The native grasses and plants, like flechillar, have supported native wildlife like the guanaco (a wild llama) and the pampas deer, long before cattle were brought to the region. In the mid-1800s the Spanish colonized South America and brought along the domesticated horses and cows that now dominate the countryside. Much like grasslands all over the world, the ecosystems and landscape of the Pampas have been transformed by ranching and farming.

Although the Pampas seems huge, covering parts of Argentina, Uruguay, and Brazil, it is not an inexhaustible resource. Overuse of the land for farming and unsustainable grazing practices have made the Pampas ecosystem one of the most endangered in the world. When grassland doesn’t have enough time to bounce back after animal grazing, soil erodes more quickly, making it harder for plants to grow. The gaucho has always been a symbol of the Pampas, but as the grassland’s ecosystem becomes more endangered, so does the gaucho way of life. Right now scientists, gauchos, and private landowners are working together to create and implement new grazing and farming techniques that minimize environmental impact. Through proper management, the land can continue to be used for many generations.

BIGGEST BENEFITS

The grasslands of the Pampas are a valuable part of Argentina’s economy and a center of agriculture in South America. Rich soil and abundant grasses make it great for growing crops and grazing herd animals like cattle. As farming and ranching expand it is important to keep native grasslands partially intact, because they naturally help prevent desertification and floods.

The Pampas is home to the greater rhea, an emu-like bird that runs in a zigzag when chased.

The guanaco’s thick, luxuriant eyelashes help protect their eyes from dust.

Buenos Aires, Argentina’s most populous city, is located in the Pampas.

Baggy pants worn by the gauchos are called bombachas.

GREATEST THREAT

The unnecessary draining of vital grassy wetlands, overgrazing of farm animals, and the destruction of native grassland to make room for new unsustainable farms threaten the Pampas ecosystem. All of these activities increase soil erosion, making new grass harder to grow. To feed our ever-expanding human population, we need to find the balance between large-scale farming and sustainable techniques that keep the grasslands intact.

Ecosystem of The Tropical Andes

The Earth’s surface is always moving. Over long periods of time, tectonic plates under the continents and oceans shift and collide. This is how the supercontinent Pangea started to break apart over 200 million years ago into the continents we have today. It is also how our greatest mountain ranges, like the Andes, were created. This 4,300-mile-long range, which stretches along the entire western side of the continent, is home to many of the tallest peaks in the Western Hemisphere. The three main climates of the Andes are dry, wet, and tropical. The tropical Andes are a huge biodiversity hotspot that follows the path of the mountains for 3,300 miles, from Venezuela to Bolivia.

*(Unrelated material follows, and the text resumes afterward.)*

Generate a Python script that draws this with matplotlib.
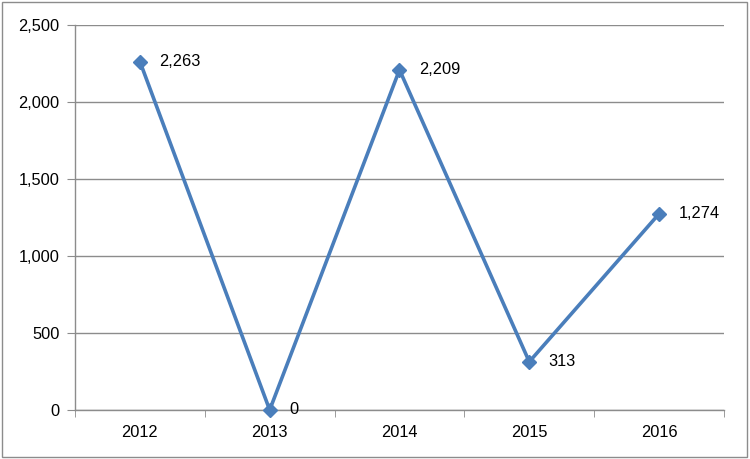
import matplotlib.pyplot as plt
from matplotlib.patches import Rectangle
from matplotlib.ticker import FuncFormatter, FixedLocator

years = ['2012', '2013', '2014', '2015', '2016']
values = [2263, 0, 2209, 313, 1274]
y_ticks = [0, 500, 1000, 1500, 2000, 2500]

plt.rcParams['font.family'] = ['Liberation Sans', 'DejaVu Sans']

fig = plt.figure(figsize=(7.5, 4.59), dpi=100)
ax = fig.add_axes([0.1, 0.1068, 0.8653, 0.8387])

line_color = '#4a7ebb'
grid_color = '#8c8c8c'
fs = 11.8

x = list(range(len(years)))
ax.plot(x, values, color=line_color, linewidth=2.6, marker='D', markersize=7.5,
        markerfacecolor=line_color, markeredgecolor=line_color, zorder=3, clip_on=False)

for xi, v in zip(x, values):
    ax.annotate(f'{v:,}', (xi, v), xytext=(14, 0), textcoords='offset points',
                va='center', ha='left', fontsize=fs, color='black')

ax.set_xlim(-0.5, len(years) - 0.5)
ax.set_ylim(0, 2500)
ax.set_yticks(y_ticks)
ax.yaxis.set_major_formatter(FuncFormatter(lambda v, p: f'{int(v):,}'))
ax.yaxis.grid(True, color=grid_color, linewidth=1)
ax.set_axisbelow(True)

ax.set_xticks(x)
ax.set_xticklabels(years)
ax.xaxis.set_minor_locator(FixedLocator([i - 0.5 for i in range(len(years) + 1)]))
ax.tick_params(axis='x', which='major', length=0, pad=11, labelsize=fs)
ax.tick_params(axis='x', which='minor', length=5, color=grid_color, direction='out')
ax.tick_params(axis='y', length=6, color=grid_color, pad=5, labelsize=fs)

for s in ['top', 'right']:
    ax.spines[s].set_visible(False)
for s in ['left', 'bottom']:
    ax.spines[s].set_color(grid_color)
    ax.spines[s].set_linewidth(1)

# outer chart border
fig.patches.append(Rectangle((0.002, 0.004), 0.994, 0.992, transform=fig.transFigure,
                             fill=False, edgecolor='#8c8c8c', linewidth=1))

fig.savefig('out.png', dpi=100)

The temperature in the tropical Andes gets colder as you climb into the mountains, causing climate fluctuations. These microclimates allow for many different types of niches and habitats for large amounts of diverse animals and plants. At 15,700 feet, the tropical Andes are covered in grasslands and snow. At lower elevations, starting at 11,500 feet, is the largest cloud forest in the world, its plants shrouded in fog. Lower still, at 4,900 feet, it begins to be warm enough for tropical rainforest wildlife to prowl the forest.

Climate is not the only factor that makes the this forest so diverse. Unlike a normal forest, the tropical Andes’ forests are spread out across the mountains. Like on islands surrounded by water, certain wildlife species are unable to leave certain peaks. Many unique species of animals and plants can be found on only one mountain in the entire range.

BIGGEST BENEFITS

Fifteen percent of the world’s known plant species can be found in the Tropical Andes. In just 2.5 acres of the tropical Andes are over 300 different flower species. The abundance of plants in this forest help to create oxygen and absorb 5.4 billion tons of carbon each year. That is equivalent to the yearly carbon emissions created by one billion cars.

The spectacled bear found in the Andes got its name because its markings look like glasses. Its sounds—like screeching and soft purring—are very rare among bears.

The Andes used to be the home of the Inca Empire, the largest civilization in the pre-Columbian Americas.

Potatoes and tobacco both originated in the Andes and are now grown all over the world.

The yellow-eared parrot is endangered, but with help of conservationists, the population has been increased to over 1,500 individuals.

The tropical Andes have the greatest animal and plant diversity of all the world’s designated biodiversity hotspots.

GREATEST THREAT

As the human population grows, so does the demand for fuel, wood, and food. As a result, the tropical Andes face timber exploitation and illegal hunting. This contributes to deforestation and puts animal species at risk. Unsustainable large-scale production of cacao and coffee in the region damages the soil and forces local communities to clear even more forestland to farm food they can actually eat. The region’s poverty must be addressed to prevent illegal poaching and deforestation. When people have food security, they are better able to protect wildlife.